24                         3 Getting Ready to Run Genetic Programming

            3.3    Step 3: Fitness Function

            The first two preparatory steps define the primitive set for GP, and therefore
            indirectly define the search space GP will explore. This includes all the
            programs that can be constructed by composing the primitives in all possible
            ways. However, at this stage, we still do not know which elements or regions
            of this search space are good. I.e., which regions of the search space include
            programs that solve, or approximately solve, the problem. This is the task
            of the fitness measure, which is our primary (and often sole) mechanism
            for giving a high-level statement of the problem’s requirements to the GP
            system. For example, suppose the goal is to get GP to synthesise an amplifier
            automatically. Then the fitness function is the mechanism which tells GP
            to synthesise a circuit that amplifies an incoming signal. (As opposed to
            evolving a circuit that suppresses the low frequencies of an incoming signal,
            or computes its square root, etc. etc.)
               Fitness can be measured in many ways.
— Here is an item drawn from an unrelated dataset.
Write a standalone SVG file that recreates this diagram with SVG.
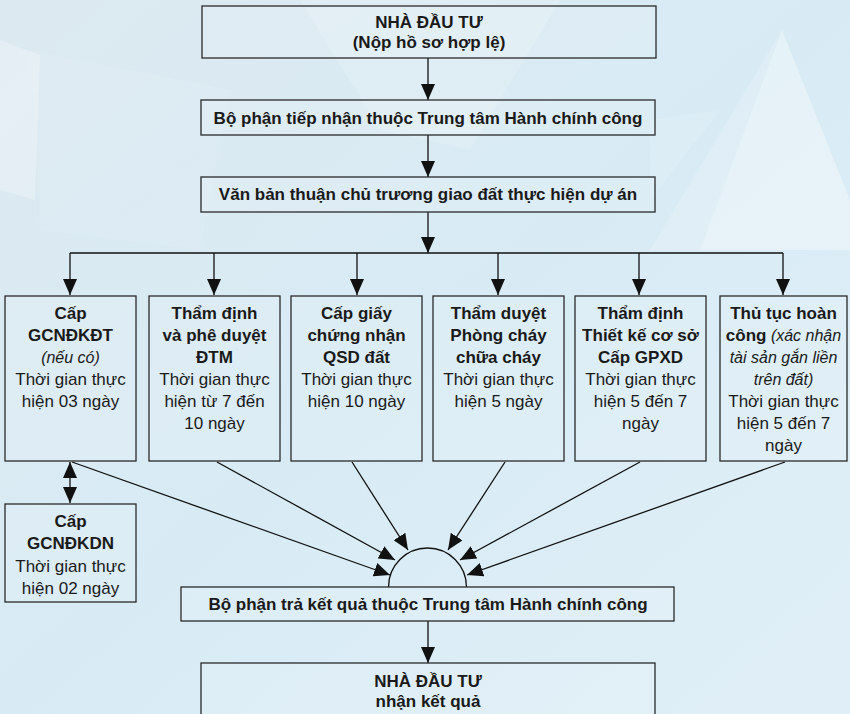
<svg xmlns="http://www.w3.org/2000/svg" width="850" height="714" viewBox="0 0 850 714">
  <defs>
    <linearGradient id="bg" x1="0" y1="0" x2="1" y2="1">
      <stop offset="0" stop-color="#dce9f0"/>
      <stop offset="0.5" stop-color="#d8ebf5"/>
      <stop offset="1" stop-color="#e0eff7"/>
    </linearGradient>
    <marker id="arrow" viewBox="0 0 16 14" refX="16" refY="7" markerWidth="16" markerHeight="14" markerUnits="userSpaceOnUse" orient="auto-start-reverse">
      <path d="M0,0 L16,7 L0,14 Z" fill="#111"/>
    </marker>
    <style>
      .box { fill: #ffffff; fill-opacity: 0.12; stroke: #2a2a2a; stroke-width: 1.3; }
      .line { fill: none; stroke: #111; stroke-width: 1.3; }
      .arr { fill: none; stroke: #111; stroke-width: 1.3; marker-end: url(#arrow); }
      text { font-family: "Liberation Sans", Arial, sans-serif; font-size: 17px; fill: #1a1a1a; text-anchor: middle; }
      .b { font-weight: bold; }
      .i { font-style: italic; font-size: 16px; }
    </style>
  </defs>

  <!-- background with soft faceted light planes -->
  <rect x="0" y="0" width="850" height="714" fill="url(#bg)"/>
  <g fill="#ffffff">
    <polygon points="782,30 700,250 850,250 850,200" opacity="0.35"/>
    <polygon points="782,30 650,250 700,250" opacity="0.18"/>
    <polygon points="0,40 40,55 35,200 0,190" opacity="0.25"/>
    <polygon points="30,50 230,90 200,250 40,230" opacity="0.08"/>
    <polygon points="300,0 560,0 470,150 380,130" opacity="0.15"/>
    <polygon points="650,120 720,110 650,200" opacity="0.12"/>
  </g>

  <!-- connectors -->
  <g id="connectors">
    <line class="arr" x1="428" y1="58" x2="428" y2="100"/>
    <line class="arr" x1="428" y1="135" x2="428" y2="177"/>
    <line class="arr" x1="428" y1="212" x2="428" y2="253"/>
    <line class="line" x1="70" y1="253" x2="783" y2="253"/>
    <line class="arr" x1="70" y1="253" x2="70" y2="295"/>
    <line class="arr" x1="214" y1="253" x2="214" y2="295"/>
    <line class="arr" x1="357" y1="253" x2="357" y2="295"/>
    <line class="arr" x1="498" y1="253" x2="498" y2="295"/>
    <line class="arr" x1="639" y1="253" x2="639" y2="295"/>
    <line class="arr" x1="783" y1="253" x2="783" y2="295"/>
    <line class="arr" x1="70" y1="477" x2="70" y2="462"/>
    <line class="arr" x1="70" y1="486" x2="70" y2="503"/>
    <line class="line" x1="70" y1="477" x2="70" y2="486"/>
    <line class="arr" x1="72" y1="462" x2="390" y2="575"/>
    <line class="arr" x1="217" y1="462" x2="395" y2="560"/>
    <line class="arr" x1="352" y1="462" x2="408" y2="550"/>
    <line class="arr" x1="505" y1="462" x2="448" y2="550"/>
    <line class="arr" x1="640" y1="462" x2="460" y2="560"/>
    <line class="arr" x1="785" y1="462" x2="467" y2="575"/>
    <path class="line" d="M388.5,587 A39,39 0 0 1 466.5,587"/>
    <line class="arr" x1="428" y1="621" x2="428" y2="663"/>
  </g>

  <g id="investor-submit">
    <rect class="box" x="202" y="6" width="454" height="52"/>
    <text class="b" x="429" y="28">NHÀ ĐẦU TƯ</text>
    <text class="b" x="429" y="48">(Nộp hồ sơ hợp lệ)</text>
  </g>

  <g id="reception">
    <rect class="box" x="201" y="100" width="454" height="35"/>
    <text class="b" x="428" y="124">Bộ phận tiếp nhận thuộc Trung tâm Hành chính công</text>
  </g>

  <g id="approval">
    <rect class="box" x="201" y="177" width="454" height="35"/>
    <text class="b" x="428" y="200">Văn bản thuận chủ trương giao đất thực hiện dự án</text>
  </g>

  <g id="gcndkdt">
    <rect class="box" x="5" y="296" width="131" height="165"/>
    <text class="b" x="70.5" y="319">Cấp</text>
    <text class="b" x="70.5" y="341">GCNĐKĐT</text>
    <text class="i" x="70.5" y="363">(nếu có)</text>
    <text x="70.5" y="385">Thời gian thực</text>
    <text x="70.5" y="407">hiện 03 ngày</text>
  </g>

  <g id="dtm">
    <rect class="box" x="149" y="296" width="131" height="165"/>
    <text class="b" x="214.5" y="319">Thẩm định</text>
    <text class="b" x="214.5" y="341">và phê duyệt</text>
    <text class="b" x="214.5" y="363">ĐTM</text>
    <text x="214.5" y="385">Thời gian thực</text>
    <text x="214.5" y="407">hiện từ 7 đến</text>
    <text x="214.5" y="429">10 ngày</text>
  </g>

  <g id="qsd">
    <rect class="box" x="291" y="296" width="131" height="165"/>
    <text class="b" x="356.5" y="319">Cấp giấy</text>
    <text class="b" x="356.5" y="341">chứng nhận</text>
    <text class="b" x="356.5" y="363">QSD đất</text>
    <text x="356.5" y="385">Thời gian thực</text>
    <text x="356.5" y="407">hiện 10 ngày</text>
  </g>

  <g id="pccc">
    <rect class="box" x="433" y="296" width="131" height="165"/>
    <text class="b" x="498.5" y="319">Thẩm duyệt</text>
    <text class="b" x="498.5" y="341">Phòng cháy</text>
    <text class="b" x="498.5" y="363">chữa cháy</text>
    <text x="498.5" y="385">Thời gian thực</text>
    <text x="498.5" y="407">hiện 5 ngày</text>
  </g>

  <g id="gpxd">
    <rect class="box" x="575" y="296" width="131" height="165"/>
    <text class="b" x="640.5" y="319">Thẩm định</text>
    <text class="b" x="640.5" y="341">Thiết kế cơ sở</text>
    <text class="b" x="640.5" y="363">Cấp GPXD</text>
    <text x="640.5" y="385">Thời gian thực</text>
    <text x="640.5" y="407">hiện 5 đến 7</text>
    <text x="640.5" y="429">ngày</text>
  </g>

  <g id="hoan-cong">
    <rect class="box" x="720" y="296" width="127" height="165"/>
    <text class="b" x="783.5" y="319">Thủ tục hoàn</text>
    <text x="783.5" y="341"><tspan class="b">công</tspan><tspan class="i" font-size="15"> (xác nhận</tspan></text>
    <text class="i" x="783.5" y="363" font-size="15">tài sản gắn liền</text>
    <text class="i" x="783.5" y="385" font-size="15">trên đất)</text>
    <text x="783.5" y="407">Thời gian thực</text>
    <text x="783.5" y="429">hiện 5 đến 7</text>
    <text x="783.5" y="451">ngày</text>
  </g>

  <g id="gcndkdn">
    <rect class="box" x="5" y="504" width="131" height="98"/>
    <text class="b" x="70.5" y="527">Cấp</text>
    <text class="b" x="70.5" y="549">GCNĐKDN</text>
    <text x="70.5" y="572">Thời gian thực</text>
    <text x="70.5" y="594">hiện 02 ngày</text>
  </g>

  <g id="return-results">
    <rect class="box" x="181" y="587" width="493" height="34"/>
    <text class="b" x="428" y="610">Bộ phận trả kết quả thuộc Trung tâm Hành chính công</text>
  </g>

  <g id="investor-receive">
    <rect class="box" x="201" y="663" width="454" height="60"/>
    <text class="b" x="428" y="687">NHÀ ĐẦU TƯ</text>
    <text class="b" x="428" y="707">nhận kết quả</text>
  </g>
</svg>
For example, in terms of: the
            amount of error between its output and the desired output; the amount
            of time (fuel, money, etc.) required to bring a system to a desired target
            state; the accuracy of the program in recognising patterns or classifying
            objects; the payoff that a game-playing program produces; the compliance
            of a structure with user-specified design criteria.
               There is something unusual about the fitness functions used in GP that
            differentiates them from those used in most other evolutionary algorithms.
            Because the structures being evolved in GP are computer programs, fitness
            evaluation normally requires executing all the programs in the population,
            typically multiple times. While one can compile the GP programs that make
            up the population, the overhead of building a compiler is usually substantial,
            so it is much more common to use an interpreter to evaluate the evolved
            programs.
               Interpreting a program tree means executing the nodes in the tree in
            an order that guarantees that nodes are not executed before the value of
            their arguments (if any) is known. This is usually done by traversing the
            tree recursively starting from the root node, and postponing the evaluation
            of each node until the values of its children (arguments) are known. Other
            orders, such as going from the leaves to the root, are possible. If none
            of the primitives have side effects, the two orders are equivalent. 3  This
            depth-first recursive process is illustrated in Figure 3.1. Algorithm 3.1 gives
            a pseudocode implementation of the interpretation procedure. The code
            assumes that programs are represented as prefix-notation expressions and
            that such expressions can be treated as lists of components.

               3 Functional operations like addition don’t depend on the order in which their argu-
            ments are evaluated. The order of side-effecting operations such as moving or turning a
            robot, however, is obviously crucial.